= Chicago Jewish Day School =

Jewish day school in Chicago, Illinois, US

Chicago Jewish Day School (CJDS) is a private, multi-denominational Jewish day school in Irving Park, Chicago, Illinois, serving over 200 students from junior kindergarten to grade eight.

For the 2023-2024 school year, tuition ranges from $21,690 for preschool students to $30,560 for middle school students.

== Academics ==

CJDS follows a dual curriculum, integrating Hebrew and Judaic studies with secular subjects. In addition to academic subjects, physical education, art, and music are part of the regular school day, and enrichment activities (After School Adventures) such as chess, cooking, and yoga are offered in the afternoon.

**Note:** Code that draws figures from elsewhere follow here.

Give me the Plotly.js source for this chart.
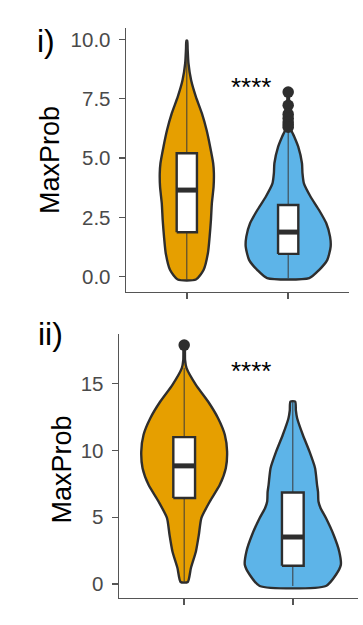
<!DOCTYPE html>
<html>
<head>
<meta charset="utf-8">
<script src="https://cdn.plot.ly/plotly-3.0.1.min.js"></script>
<style>
  html, body { margin: 0; padding: 0; background: #ffffff; }
  #chart { width: 363px; height: 625px; }
</style>
</head>
<body>
<div id="chart"></div>
<script>
// ---------- data ----------
const groupPos = [1, 2];              // category positions (orange, blue)
const panelLabels = ['i)', 'ii)'];
const yTitle = 'MaxProb';
const sigLabel = '****';

// Panel i — violin density profiles (value, half-width in category units)
const p1OrangeY  = [-0.12, 0.28, 0.99, 1.69, 2.39, 3.09, 3.79, 4.36, 4.78, 5.48, 6.18, 6.89, 7.59, 8.29, 9.0, 9.6, 9.95];
const p1OrangeHW = [0.09, 0.165, 0.208, 0.225, 0.238, 0.247, 0.264, 0.267, 0.26, 0.23, 0.195, 0.148, 0.089, 0.042, 0.016, 0.008, 0.004];
const p1BlueY    = [-0.06, 0.28, 0.71, 1.27, 1.69, 2.25, 2.81, 3.37, 3.93, 4.36, 4.78, 5.48, 5.9, 6.18, 6.5, 7.0, 7.78];
const p1BlueHW   = [0.208, 0.304, 0.386, 0.419, 0.413, 0.376, 0.304, 0.221, 0.155, 0.141, 0.136, 0.099, 0.06, 0.03, 0.018, 0.01, 0.004];
// Panel i — box statistics [orange, blue]
const p1Q1     = [1.87, 0.96];
const p1Median = [3.65, 1.88];
const p1Q3     = [5.2, 3.02];
const p1Lower  = [-0.12, -0.06];
const p1Upper  = [9.95, 6.2];
const p1BlueOutliers = [7.78, 7.22, 6.85, 6.68, 6.52, 6.4, 6.3];
const p1Ticks  = [0, 2.5, 5, 7.5, 10];
const p1TickText = ['0.0', '2.5', '5.0', '7.5', '10.0'];

// Panel ii — violin density profiles
const p2OrangeY  = [0.15, 1.2, 2.44, 3.69, 4.94, 6.18, 7.43, 8.68, 9.93, 11.18, 12.42, 13.67, 14.92, 16.17, 16.8, 17.9];
const p2OrangeHW = [0.033, 0.062, 0.108, 0.135, 0.158, 0.236, 0.328, 0.383, 0.395, 0.374, 0.312, 0.22, 0.108, 0.022, 0.008, 0.004];
const p2BlueY    = [-0.15, 0.69, 1.44, 2.44, 3.69, 4.94, 5.7, 6.18, 6.9, 7.43, 8.68, 9.93, 11.18, 12.42, 13.0, 13.67];
const p2BlueHW   = [0.305, 0.397, 0.442, 0.427, 0.375, 0.305, 0.255, 0.236, 0.232, 0.223, 0.205, 0.153, 0.092, 0.04, 0.028, 0.022];
const p2Q1     = [6.44, 1.37];
const p2Median = [8.85, 3.52];
const p2Q3     = [11.0, 6.86];
const p2Lower  = [0.15, -0.15];
const p2Upper  = [16.2, 13.67];
const p2OrangeOutliers = [17.9];
const p2Ticks  = [0, 5, 10, 15];
const p2TickText = ['0', '5', '10', '15'];

// ---------- styling ----------
const fillColors = ['#E69F00', '#5DB4E8'];
const outline = '#2E2E2E';
const boxHalf = 0.1;
const font = 'Liberation Sans, Arial, sans-serif';

function violinTrace(c, ys, hws, color, xa, ya) {
  const x = [], y = [];
  for (let i = 0; i < ys.length; i++) { x.push(c + hws[i]); y.push(ys[i]); }
  for (let i = ys.length - 1; i >= 0; i--) { x.push(c - hws[i]); y.push(ys[i]); }
  x.push(x[0]); y.push(y[0]);
  return { type: 'scatter', mode: 'lines', x, y, fill: 'toself', fillcolor: color,
           line: { color: outline, width: 2.4, shape: 'spline', smoothing: 0.6 },
           xaxis: xa, yaxis: ya, hoverinfo: 'skip', showlegend: false };
}
function whiskerTrace(c, lo, hi, xa, ya) {
  return { type: 'scatter', mode: 'lines', x: [c, c], y: [lo, hi],
           line: { color: '#3A3A3A', width: 1 }, xaxis: xa, yaxis: ya,
           hoverinfo: 'skip', showlegend: false };
}
function boxTrace(c, q1, q3, xa, ya) {
  return { type: 'scatter', mode: 'lines',
           x: [c - boxHalf, c + boxHalf, c + boxHalf, c - boxHalf, c - boxHalf],
           y: [q1, q1, q3, q3, q1], fill: 'toself', fillcolor: '#ffffff',
           line: { color: outline, width: 2.4 }, xaxis: xa, yaxis: ya,
           hoverinfo: 'skip', showlegend: false };
}
function medianTrace(c, m, xa, ya) {
  return { type: 'scatter', mode: 'lines', x: [c - boxHalf, c + boxHalf], y: [m, m],
           line: { color: outline, width: 5 }, xaxis: xa, yaxis: ya,
           hoverinfo: 'skip', showlegend: false };
}
function outlierTrace(c, vals, xa, ya) {
  return { type: 'scatter', mode: 'markers', x: vals.map(() => c), y: vals,
           marker: { color: outline, size: 11.5 }, xaxis: xa, yaxis: ya,
           hoverinfo: 'skip', showlegend: false };
}

const traces = [];
// Panel i
traces.push(violinTrace(groupPos[0], p1OrangeY, p1OrangeHW, fillColors[0], 'x', 'y'));
traces.push(violinTrace(groupPos[1], p1BlueY, p1BlueHW, fillColors[1], 'x', 'y'));
for (let g = 0; g < 2; g++) {
  traces.push(whiskerTrace(groupPos[g], p1Lower[g], p1Upper[g], 'x', 'y'));
  traces.push(boxTrace(groupPos[g], p1Q1[g], p1Q3[g], 'x', 'y'));
  traces.push(medianTrace(groupPos[g], p1Median[g], 'x', 'y'));
}
traces.push(outlierTrace(groupPos[1], p1BlueOutliers, 'x', 'y'));
// Panel ii
traces.push(violinTrace(groupPos[0], p2OrangeY, p2OrangeHW, fillColors[0], 'x2', 'y2'));
traces.push(violinTrace(groupPos[1], p2BlueY, p2BlueHW, fillColors[1], 'x2', 'y2'));
for (let g = 0; g < 2; g++) {
  traces.push(whiskerTrace(groupPos[g], p2Lower[g], p2Upper[g], 'x2', 'y2'));
  traces.push(boxTrace(groupPos[g], p2Q1[g], p2Q3[g], 'x2', 'y2'));
  traces.push(medianTrace(groupPos[g], p2Median[g], 'x2', 'y2'));
}
traces.push(outlierTrace(groupPos[0], p2OrangeOutliers, 'x2', 'y2'));

const W = 363, H = 625;
function axisBase() {
  return { showline: true, linecolor: '#555555', linewidth: 1.4, ticks: 'outside',
           ticklen: 6, tickwidth: 1.4, tickcolor: '#555555', showgrid: false, zeroline: false,
           tickfont: { family: font, size: 20.5, color: '#4A4A4A' }, fixedrange: true };
}
const xa1 = Object.assign(axisBase(), { domain: [126 / W, 349 / W], range: [0.4, 2.6],
  tickvals: groupPos, ticktext: ['', ''], anchor: 'y' });
const ya1 = Object.assign(axisBase(), { domain: [1 - 292 / H, 1 - 28 / H], range: [-0.645, 10.48],
  tickvals: p1Ticks, ticktext: p1TickText, anchor: 'x', ticklabelstandoff: 4 });
const xa2 = Object.assign(axisBase(), { domain: [119 / W, 358 / W], range: [0.4, 2.6],
  tickvals: groupPos, ticktext: ['', ''], anchor: 'y2' });
const ya2 = Object.assign(axisBase(), { domain: [1 - 598 / H, 1 - 334 / H], range: [-1.05, 18.73],
  tickvals: p2Ticks, ticktext: p2TickText, anchor: 'x2', ticklabelstandoff: 4 });

const annotations = [
  { text: panelLabels[0], xref: 'paper', yref: 'paper', x: 46 / W, y: 1 - 41 / H,
    xanchor: 'center', yanchor: 'middle', showarrow: false,
    font: { family: font, size: 32, color: '#000000' } },
  { text: panelLabels[1], xref: 'paper', yref: 'paper', x: 50 / W, y: 1 - 334 / H,
    xanchor: 'center', yanchor: 'middle', showarrow: false,
    font: { family: font, size: 32, color: '#000000' } },
  { text: yTitle, xref: 'paper', yref: 'paper', x: 50 / W, y: 1 - 160 / H, textangle: -90,
    xanchor: 'center', yanchor: 'middle', showarrow: false,
    font: { family: font, size: 27, color: '#000000' } },
  { text: yTitle, xref: 'paper', yref: 'paper', x: 61 / W, y: 1 - 469.5 / H, textangle: -90,
    xanchor: 'center', yanchor: 'middle', showarrow: false,
    font: { family: font, size: 27, color: '#000000' } },
  { text: sigLabel, xref: 'x', yref: 'y', x: 1.634, y: 8.0,
    xanchor: 'center', yanchor: 'middle', showarrow: false,
    font: { family: font, size: 26, color: '#000000' } },
  { text: sigLabel, xref: 'x2', yref: 'y2', x: 1.615, y: 15.95,
    xanchor: 'center', yanchor: 'middle', showarrow: false,
    font: { family: font, size: 26, color: '#000000' } }
];

const layout = {
  width: W, height: H, autosize: false,
  margin: { l: 0, r: 0, t: 0, b: 0, pad: 0 },
  paper_bgcolor: '#ffffff', plot_bgcolor: '#ffffff',
  showlegend: false,
  xaxis: xa1, yaxis: ya1, xaxis2: xa2, yaxis2: ya2,
  annotations
};

Plotly.newPlot('chart', traces, layout, { staticPlot: true, displayModeBar: false });
</script>
</body>
</html>
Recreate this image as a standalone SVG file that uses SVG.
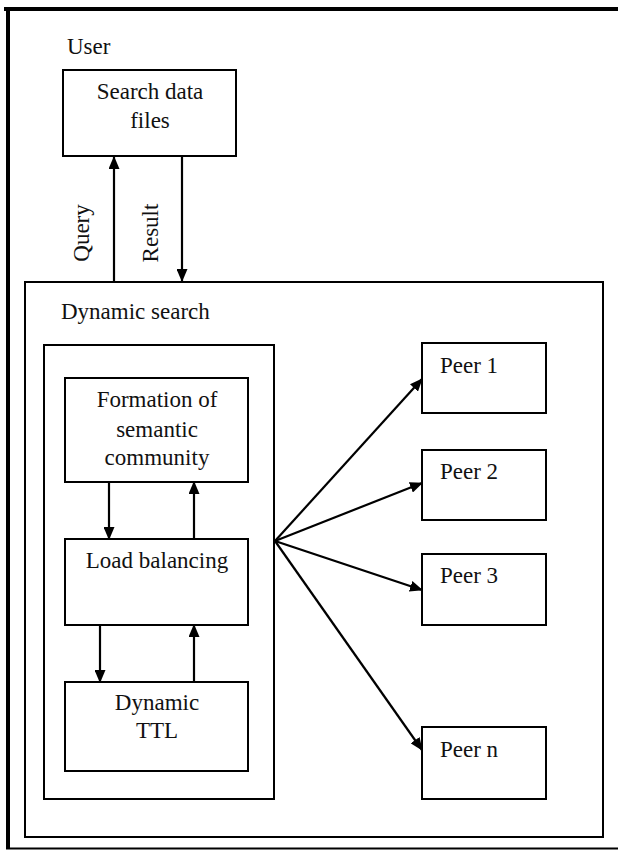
<svg xmlns="http://www.w3.org/2000/svg" width="618" height="850" viewBox="0 0 618 850">
<style>
.box{fill:none;stroke:#000;stroke-width:2}
.t{font-size:23px;fill:#111}
.m{text-anchor:middle}
.c{stroke:#000;stroke-width:2.2;fill:none;marker-end:url(#ah)}
</style>
<defs>
<marker id="ah" markerUnits="userSpaceOnUse" markerWidth="13" markerHeight="11" refX="12" refY="5.5" orient="auto">
<path d="M0,0 L13,5.5 L0,11 z" fill="#000"/>
</marker>
</defs>
<g font-family="Liberation Serif, DejaVu Serif, serif">
<g id="frame">
<line x1="4" y1="9" x2="618" y2="9" stroke="#000" stroke-width="4"/>
<line x1="8" y1="7" x2="8" y2="849" stroke="#000" stroke-width="4"/>
<line x1="6" y1="848.5" x2="618" y2="848.5" stroke="#000" stroke-width="2"/>
</g>
<g id="user">
<text class="t" x="67" y="54">User</text>
</g>
<g id="search-data-files">
<rect class="box" x="63" y="70" width="173" height="86"/>
<text class="t m" x="150" y="99">Search data</text>
<text class="t m" x="150" y="128">files</text>
</g>
<g id="dynamic-search">
<rect class="box" x="25" y="282" width="578" height="555"/>
<text class="t" x="61" y="319">Dynamic search</text>
</g>
<g id="inner-group">
<rect class="box" x="44" y="345" width="230" height="454"/>
</g>
<g id="formation">
<rect class="box" x="65" y="378" width="183" height="104"/>
<text class="t m" x="157" y="407">Formation of</text>
<text class="t m" x="157" y="437">semantic</text>
<text class="t m" x="157" y="465">community</text>
</g>
<g id="load-balancing">
<rect class="box" x="65" y="539" width="183" height="86"/>
<text class="t m" x="157" y="568">Load balancing</text>
</g>
<g id="dynamic-ttl">
<rect class="box" x="65" y="682" width="183" height="89"/>
<text class="t m" x="157" y="710">Dynamic</text>
<text class="t m" x="157" y="738">TTL</text>
</g>
<g id="peer1">
<rect class="box" x="422" y="343" width="124" height="70"/>
<text class="t" x="440" y="373">Peer 1</text>
</g>
<g id="peer2">
<rect class="box" x="422" y="450" width="124" height="70"/>
<text class="t" x="440" y="479">Peer 2</text>
</g>
<g id="peer3">
<rect class="box" x="422" y="554" width="124" height="71"/>
<text class="t" x="440" y="583">Peer 3</text>
</g>
<g id="peern">
<rect class="box" x="422" y="727" width="124" height="72"/>
<text class="t" x="440" y="757">Peer n</text>
</g>
<g id="connectors">
<line class="c" x1="114" y1="281" x2="114" y2="157"/>
<line class="c" x1="182" y1="157" x2="182" y2="281"/>
<text class="t m" transform="translate(89,233) rotate(-90)">Query</text>
<text class="t m" transform="translate(158,233) rotate(-90)">Result</text>
<line class="c" x1="109" y1="482" x2="109" y2="539"/>
<line class="c" x1="194" y1="539" x2="194" y2="482"/>
<line class="c" x1="100" y1="625" x2="100" y2="682"/>
<line class="c" x1="194" y1="682" x2="194" y2="625"/>
<line class="c" x1="275" y1="541" x2="422" y2="379"/>
<line class="c" x1="275" y1="541" x2="422" y2="483"/>
<line class="c" x1="275" y1="541" x2="422" y2="590"/>
<line class="c" x1="275" y1="541" x2="422" y2="750"/>
</g>
</g>
</svg>
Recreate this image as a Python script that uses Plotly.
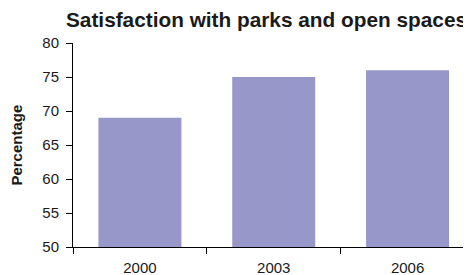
import plotly.graph_objects as go

years = ["2000", "2003", "2006"]
values = [69, 75, 76]
y_ticks = [50, 55, 60, 65, 70, 75, 80]

# page has an 8px body margin; figure coordinates are page coordinates - 8
OFF = 8
W, H = 471 - OFF, 275 - OFF
L, R, T = 72.5 - OFF, 0, 43.3 - OFF
B = H - (246.7 - OFF)

fig = go.Figure(go.Bar(x=years, y=values, marker=dict(color="#9797C9", line=dict(width=0)),
                       width=0.62))

font = "Liberation Sans, Arial, sans-serif"
txt = "#1a1a1a"
fig.update_layout(
    width=W, height=H,
    margin=dict(l=L, r=R, t=T, b=B, pad=0, autoexpand=False),
    plot_bgcolor="white", paper_bgcolor="white",
    font=dict(family=font, size=15, color=txt),
    showlegend=False,
    title=dict(text="<b>Satisfaction with parks and open spaces</b>",
               font=dict(size=20.8, family=font, color=txt),
               x=(266.5 - OFF) / W, xref="container", xanchor="center",
               y=1 - (20 - OFF) / H, yref="container", yanchor="middle"),
    xaxis=dict(type="category", range=[-0.5, 2.474], showline=True, linecolor="black",
               linewidth=1, ticks="outside", ticklen=6, tickcolor="black",
               tickson="boundaries", showgrid=False, zeroline=False,
               tickfont=dict(size=15), ticklabelstandoff=7),
    yaxis=dict(range=[50, 80], tickvals=y_ticks, showline=True, linecolor="black",
               linewidth=1, ticks="outside", ticklen=6, tickcolor="black",
               showgrid=False, zeroline=False, tickfont=dict(size=15),
               ticklabelstandoff=4),
    annotations=[dict(text="<b>Percentage</b>", textangle=-90,
                      x=(15 - OFF - L) / (W - L - R), y=0.5,
                      xref="paper", yref="paper", showarrow=False,
                      font=dict(size=15, family=font, color=txt),
                      xanchor="center", yanchor="middle")],
)

fig.write_html("out.html")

Each year, grade eight students take a trip to the State of Israel.

== History ==
CJDS opened in 2003 with seven students added one grade level per year until 2011. In 2012, CJDS held its inaugural 8th grade graduation for five students. The school's founders included Rabbis Asher Lopatin, Michael Siegel of Anshe Emet Synagogue, and Aaron Mark Petuchowski of Temple Sholom.

CJDS was originally located in Edgewater before moving to Irving Park.

== Affiliations and Accreditations ==

CJDS has partnered with the Jewish United Fund and is accredited by the Independent Schools Association of the Central States (ISACS).